# Rings with Unity

• May 2nd 2009, 11:38 AM
tfhawk
Rings with Unity
I know that unity for a ring is just the multiplicative inverse for a ring, and that not every ring has a multiplicative inverse, so therefore not every ring has unity. I need to prove why a ring has at most one unity. I'm just not sure how to construct a well written proof for this. Any help would be greatly appreciated.
• May 2nd 2009, 12:28 PM
TheEmptySet
Quote:

Originally Posted by tfhawk
I know that unity for a ring is just the multiplicative inverse for a ring, and that not every ring has a multiplicative inverse, so therefore not every ring has unity. I need to prove why a ring has at most one unity. I'm just not sure how to construct a well written proof for this. Any help would be greatly appreciated.

I'm not quite what you mean by multiplicative inverse for a ring?

Unity is the multiplicative Identity

PlanetMath: unity

The idea of the proof is

what if there are to elements of the Ring that are the multiplicative Identity call them $e_1,e_2$

but then

$e_1 \cdot e_2 = e_2$ becuase $e_1$ is an identity, and

$e_1 \cdot e_2 = e_1$ becuase $e_2$

This implies that

$e_1=e_1 \cdot e_2=e_2 \implies e_1=e_2$

So the identity is unique.
• May 2nd 2009, 01:03 PM
Gamma
I think you are confusing the term "unit" and "unity" which is understandable. A unit is an element in a ring that has an inverse in the ring (multiplicative).
unity is the identity element 1, such that 1r=r for all r in your ring. It is indeed uniques as $\emptyset$ pointed out.

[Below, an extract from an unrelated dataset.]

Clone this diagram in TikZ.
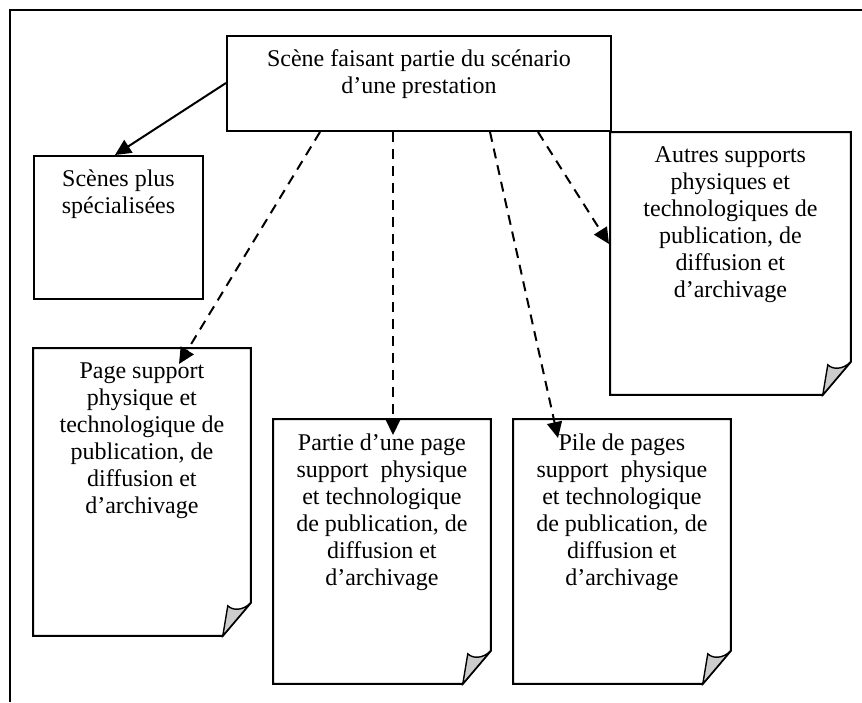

It should also probably be noted that rings can certainly have unity without every element having an inverse. For instance $\mathbb{Z}$ is a ring with unity 1, but only 1 and -1 have inverses.

This is also a typical example to show that not every element in a ring is either a unit (invertible) or a zero divisor. This is an integral domain and has no zero divisors and only 2 units.